The Prince died at Haasberg Castle in Planina in the Kingdom of Italy (today part of Slovenia) on 15 May 1920. He was succeeded by his eldest son, Prince Hugo Vinzenz.

===Descendants===
Through his son Prince Hugo, he was a grandfather of Princess Irma (who married Franz, 2nd Prince of Weikersheim); (Note: Prince Franz's father, Carl, 2nd Prince of Weikersheim, was born as Baron Carl von Bronn (1862–1925), the eldest son of Carl Ludwig II, Prince of Hohenlohe-Langenburg and his morganatic wife, Maria Grathwohl, who was created Baroness von Bronn in the nobility of Württemberg upon their marriage. Baron Carl was elevated to the title of Prince von Weikersheim in 1911 by Emperor Franz Joseph I of Austria, for civil services rendered to the Austrian empire.
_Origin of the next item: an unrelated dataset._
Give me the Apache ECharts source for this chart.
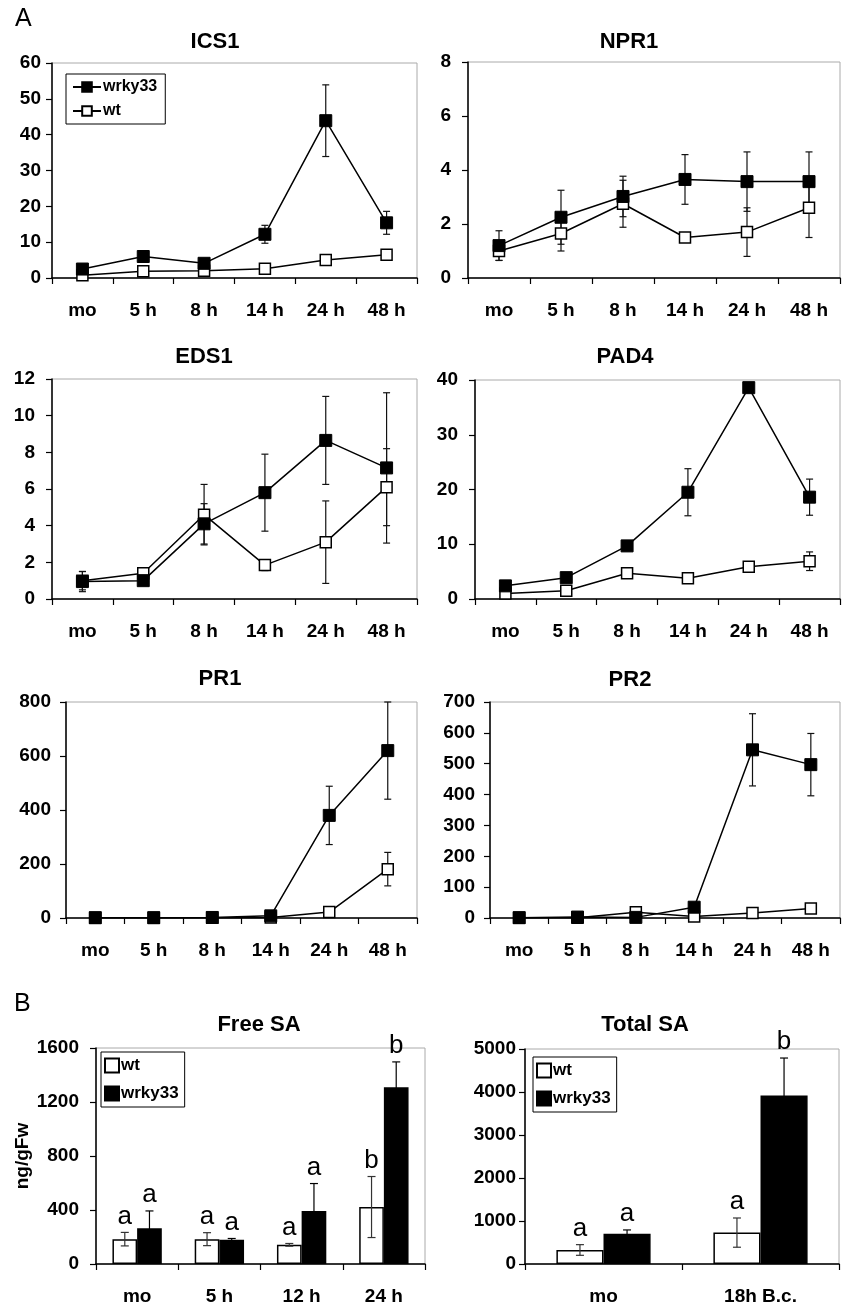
<!DOCTYPE html>
<html><head><meta charset="utf-8">
<script src="https://cdn.jsdelivr.net/npm/echarts@6/dist/echarts.min.js"></script>
<style>
html,body{margin:0;padding:0;background:#fff;}
#a{position:absolute;left:0;top:0;width:844px;height:960px;}
#b{position:absolute;left:0;top:960px;width:844px;height:346px;}
</style>
</head><body><div id="a"></div><div id="b"></div>
<script>
// ---------- data ----------
const timeCats = ['mo', '5 h', '8 h', '14 h', '24 h', '48 h'];

const ics1Wrky = [2.5, 6.0, 4.1, 12.2, 43.9, 15.4];
const ics1WrkyErr = [0.5, 0.6, 0.5, 2.5, 10.0, 3.2];
const ics1Wt = [0.8, 1.9, 2.0, 2.6, 5.0, 6.5];
const ics1WtErr = [0.3, 0.4, 0.4, 0.4, 0.5, 0.8];

const npr1Wrky = [1.2, 2.25, 3.02, 3.65, 3.57, 3.57];
const npr1WrkyErr = [0.55, 1.0, 0.75, 0.92, 1.1, 1.1];
const npr1Wt = [1.0, 1.65, 2.75, 1.5, 1.7, 2.6];
const npr1WtErr = [0.35, 0.65, 0.87, 0.05, 0.9, 1.1];

const eds1Wrky = [0.95, 1.0, 4.1, 5.8, 8.65, 7.15];
const eds1WrkyErr = [0.55, 0.1, 1.1, 2.1, 2.4, 4.1];
const eds1Wt = [1.0, 1.4, 4.6, 1.85, 3.1, 6.1];
const eds1WtErr = [0.5, 0.1, 1.65, 0.3, 2.25, 2.1];

const pad4Wrky = [2.4, 3.9, 9.7, 19.5, 38.6, 18.6];
const pad4WrkyErr = [0.3, 0.3, 0.3, 4.3, 0.7, 3.3];
const pad4Wt = [1.0, 1.5, 4.7, 3.8, 5.9, 6.9];
const pad4WtErr = [0.2, 0.2, 0.6, 0.3, 0.6, 1.7];

const pr1Wrky = [1, 1, 2, 8, 380, 620];
const pr1WrkyErr = [0, 0, 0, 2, 108, 180];
const pr1Wt = [0.5, 0.5, 0.5, 2, 22, 181];
const pr1WtErr = [0, 0, 0, 1, 5, 62];

const pr2Wrky = [1, 3, 2, 35, 545, 497];
const pr2WrkyErr = [0, 0, 0, 3, 117, 101];
const pr2Wt = [0.5, 1, 19, 5, 16, 31];
const pr2WtErr = [0, 0, 2, 1, 2, 3];

const freeCats = ['mo', '5 h', '12 h', '24 h'];
const freeWt = [184, 184, 142, 422];
const freeWtErr = [50, 48, 10, 226];
const freeWrky = [265, 179, 393, 1310];
const freeWrkyErr = [128, 10, 203, 187];
const freeWtLetters = ['a', 'a', 'a', 'b'];
const freeWrkyLetters = ['a', 'a', 'a', 'b'];

const totalCats = ['mo', '18h B.c.'];
const totalWt = [326, 730];
const totalWtErr = [124, 340];
const totalWrky = [706, 3920];
const totalWrkyErr = [86, 870];
const totalWtLetters = ['a', 'a'];
const totalWrkyLetters = ['a', 'b'];

// ---------- styling helpers ----------
const FF = '"Liberation Sans", Arial, sans-serif';
const tickFont = { fontFamily: FF, fontWeight: 'bold', fontSize: 19, color: '#000' };

function mkGrid(l, t, w, h) {
  return { left: l, top: t, width: w, height: h, show: true, borderColor: '#aaa', borderWidth: 1, backgroundColor: 'transparent', containLabel: false };
}
function mkX(idx, cats) {
  return {
    type: 'category', gridIndex: idx, data: cats, boundaryGap: true,
    axisLine: { lineStyle: { color: '#000', width: 1.5 } },
    axisTick: { show: true, inside: false, length: 6, lineStyle: { color: '#000', width: 1.2 } },
    axisLabel: Object.assign({ margin: 23, interval: 0 }, tickFont),
    splitLine: { show: false }
  };
}
function mkY(idx, max, interval, margin, extra) {
  return Object.assign({
    type: 'value', gridIndex: idx, min: 0, max: max, interval: interval,
    axisLine: { show: true, lineStyle: { color: '#000', width: 1.5 } },
    axisTick: { show: true, inside: false, length: 6, lineStyle: { color: '#000', width: 1.2 } },
    axisLabel: Object.assign({ margin: margin, formatter: (v) => String(v) }, tickFont),
    splitLine: { show: false }
  }, extra || {});
}
function lineSeries(idx, name, vals, filled) {
  return {
    type: 'line', name: name, xAxisIndex: idx, yAxisIndex: idx, data: vals,
    symbol: 'rect', symbolSize: filled ? 12 : 11, showSymbol: true,
    lineStyle: { color: '#000', width: 1.5 },
    itemStyle: filled ? { color: '#000', borderColor: '#000', borderWidth: 1 } : { color: '#fff', borderColor: '#000', borderWidth: 1.5 },
    z: filled ? 4 : 3, animation: false
  };
}
function errSeries(idx, vals, errs, z) {
  return {
    type: 'custom', xAxisIndex: idx, yAxisIndex: idx, silent: true, z: z, animation: false,
    data: vals.map((v, i) => [i, v - errs[i], v + errs[i]]),
    renderItem: function (params, api) {
      const i = api.value(0);
      const lo = api.coord([i, api.value(1)]);
      const hi = api.coord([i, api.value(2)]);
      const x = lo[0], c = 3.5;
      const st = { stroke: '#111', lineWidth: 1.2 };
      return { type: 'group', children: [
        { type: 'line', shape: { x1: x, y1: lo[1], x2: x, y2: hi[1] }, style: st },
        { type: 'line', shape: { x1: x - c, y1: lo[1], x2: x + c, y2: lo[1] }, style: st },
        { type: 'line', shape: { x1: x - c, y1: hi[1], x2: x + c, y2: hi[1] }, style: st }
      ]};
    }
  };
}
function mkTitle(text, cx, top) {
  return { text: text, left: cx, top: top, textAlign: 'center', padding: 0,
    textStyle: { fontFamily: FF, fontWeight: 'bold', fontSize: 22, color: '#000' } };
}

// ---------- panel A (line charts) ----------
const panels = [
  { t: 'ICS1', tx: 215, ty: 31, g: [52, 63, 365, 215], max: 60, iv: 10, m: 11, wk: ics1Wrky, wkE: ics1WrkyErr, wt: ics1Wt, wtE: ics1WtErr },
  { t: 'NPR1', tx: 629, ty: 31, g: [468, 62, 372, 216], max: 8, iv: 2, m: 17, wk: npr1Wrky, wkE: npr1WrkyErr, wt: npr1Wt, wtE: npr1WtErr },
  { t: 'EDS1', tx: 204, ty: 346, g: [52, 379, 365, 220], max: 12, iv: 2, m: 17, wk: eds1Wrky, wkE: eds1WrkyErr, wt: eds1Wt, wtE: eds1WtErr },
  { t: 'PAD4', tx: 625, ty: 346, g: [475, 380, 365, 219], max: 40, iv: 10, m: 17, wk: pad4Wrky, wkE: pad4WrkyErr, wt: pad4Wt, wtE: pad4WtErr },
  { t: 'PR1', tx: 220, ty: 668, g: [66, 702, 351, 216], max: 800, iv: 200, m: 15, wk: pr1Wrky, wkE: pr1WrkyErr, wt: pr1Wt, wtE: pr1WtErr },
  { t: 'PR2', tx: 630, ty: 669, g: [490, 702, 350, 216], max: 700, iv: 100, m: 15, wk: pr2Wrky, wkE: pr2WrkyErr, wt: pr2Wt, wtE: pr2WtErr }
];

const optA = { animation: false, title: [], grid: [], xAxis: [], yAxis: [], series: [],
  legend: {
    orient: 'vertical', left: 66, top: 74, data: ['wrky33', 'wt'],
    backgroundColor: '#fff', borderColor: '#000', borderWidth: 1, padding: [5, 8, 5, 6],
    itemWidth: 28, itemHeight: 12, itemGap: 8, selectedMode: false,
    textStyle: { fontFamily: FF, fontWeight: 'bold', fontSize: 16, color: '#000', padding: [0, 0, 0, -3] }
  },
  graphic: [{ type: 'text', left: 15, top: 7, style: { text: 'A', fontFamily: FF, fontSize: 25, fill: '#000' } }]
};
panels.forEach((p, i) => {
  optA.title.push(mkTitle(p.t, p.tx, p.ty));
  optA.grid.push(mkGrid(p.g[0], p.g[1], p.g[2], p.g[3]));
  optA.xAxis.push(mkX(i, timeCats));
  optA.yAxis.push(mkY(i, p.max, p.iv, p.m));
  optA.series.push(errSeries(i, p.wt, p.wtE, 2));
  optA.series.push(errSeries(i, p.wk, p.wkE, 2));
  optA.series.push(lineSeries(i, 'wt', p.wt, false));
  optA.series.push(lineSeries(i, 'wrky33', p.wk, true));
});
echarts.init(document.getElementById('a'), null, { renderer: 'canvas' }).setOption(optA);

// ---------- panel B (bar charts) ----------
function barSeries(idx, name, vals, filled) {
  return {
    type: 'bar', name: name, xAxisIndex: idx, yAxisIndex: idx, data: vals,
    barGap: '0%', barCategoryGap: '40%',
    itemStyle: filled ? { color: '#000', borderColor: '#000', borderWidth: 1.5 } : { color: '#fff', borderColor: '#000', borderWidth: 1.5 },
    z: 2, animation: false
  };
}
function barErrSeries(idx, vals, errs, letters, side) {
  return {
    type: 'custom', xAxisIndex: idx, yAxisIndex: idx, silent: true, z: 5, animation: false,
    data: vals.map((v, i) => [i, v - errs[i], v + errs[i]]),
    renderItem: function (params, api) {
      const i = api.value(0);
      const band = api.size([1, 0])[0];
      const lo = api.coord([i, api.value(1)]);
      const hi = api.coord([i, api.value(2)]);
      const x = lo[0] + side * band * 0.15, c = 4;
      const st = { stroke: side < 0 ? '#333' : '#000', lineWidth: 1.2 };
      return { type: 'group', children: [
        { type: 'line', shape: { x1: x, y1: lo[1], x2: x, y2: hi[1] }, style: st },
        { type: 'line', shape: { x1: x - c, y1: lo[1], x2: x + c, y2: lo[1] }, style: st },
        { type: 'line', shape: { x1: x - c, y1: hi[1], x2: x + c, y2: hi[1] }, style: st },
        { type: 'text', style: { text: letters[params.dataIndex], x: x, y: hi[1] - 3, align: 'center', verticalAlign: 'bottom',
            fontFamily: FF, fontSize: 26, fill: '#000' } }
      ]};
    }
  };
}
const barLegend = (l, t) => ({
  orient: 'vertical', left: l, top: t, data: ['wt', 'wrky33'],
  backgroundColor: '#fff', borderColor: '#000', borderWidth: 1, padding: [5, 6, 5, 3],
  itemWidth: 14, itemHeight: 14, itemGap: 11, icon: 'rect', selectedMode: false,
  textStyle: { fontFamily: FF, fontWeight: 'bold', fontSize: 17, color: '#000', padding: [0, 0, 0, -3] }
});

const optB = { animation: false,
  title: [mkTitle('Free SA', 259, 54), mkTitle('Total SA', 645, 54)],
  grid: [mkGrid(96, 88, 329, 217), mkGrid(525, 89, 314, 215)],
  xAxis: [mkX(0, freeCats), mkX(1, totalCats)],
  yAxis: [
    mkY(0, 1600, 400, 17, { name: 'ng/gFw', nameLocation: 'middle', nameGap: 64, nameRotate: 90,
      nameTextStyle: { fontFamily: FF, fontWeight: 'bold', fontSize: 19, color: '#000' } }),
    mkY(1, 5000, 1000, 9)
  ],
  legend: [barLegend(101, 92), barLegend(533, 97)],
  series: [
    barSeries(0, 'wt', freeWt, false), barSeries(0, 'wrky33', freeWrky, true),
    barErrSeries(0, freeWt, freeWtErr, freeWtLetters, -1), barErrSeries(0, freeWrky, freeWrkyErr, freeWrkyLetters, 1),
    barSeries(1, 'wt', totalWt, false), barSeries(1, 'wrky33', totalWrky, true),
    barErrSeries(1, totalWt, totalWtErr, totalWtLetters, -1), barErrSeries(1, totalWrky, totalWrkyErr, totalWrkyLetters, 1)
  ],
  graphic: [{ type: 'text', left: 14, top: 32, style: { text: 'B', fontFamily: FF, fontSize: 25, fill: '#000' } }]
};
echarts.init(document.getElementById('b'), null, { renderer: 'canvas' }).setOption(optB);
</script>
</body></html>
All of his descendants were made Counts and Countesses von Weikersheim.) Prince Hugo Maximilian (who was killed in action over Italy during World War II); Prince Maximilian Antonius (who married Doña Maria Luisa Serra di Gerace, the legitimatised daughter of Gian Battista Serra, 12th Prince of Gerace); and Prince Friedrich Karl (who married Princess Dorothea of Hesse, a daughter of Prince Christoph of Hesse and Princess Sophie of Greece and Denmark).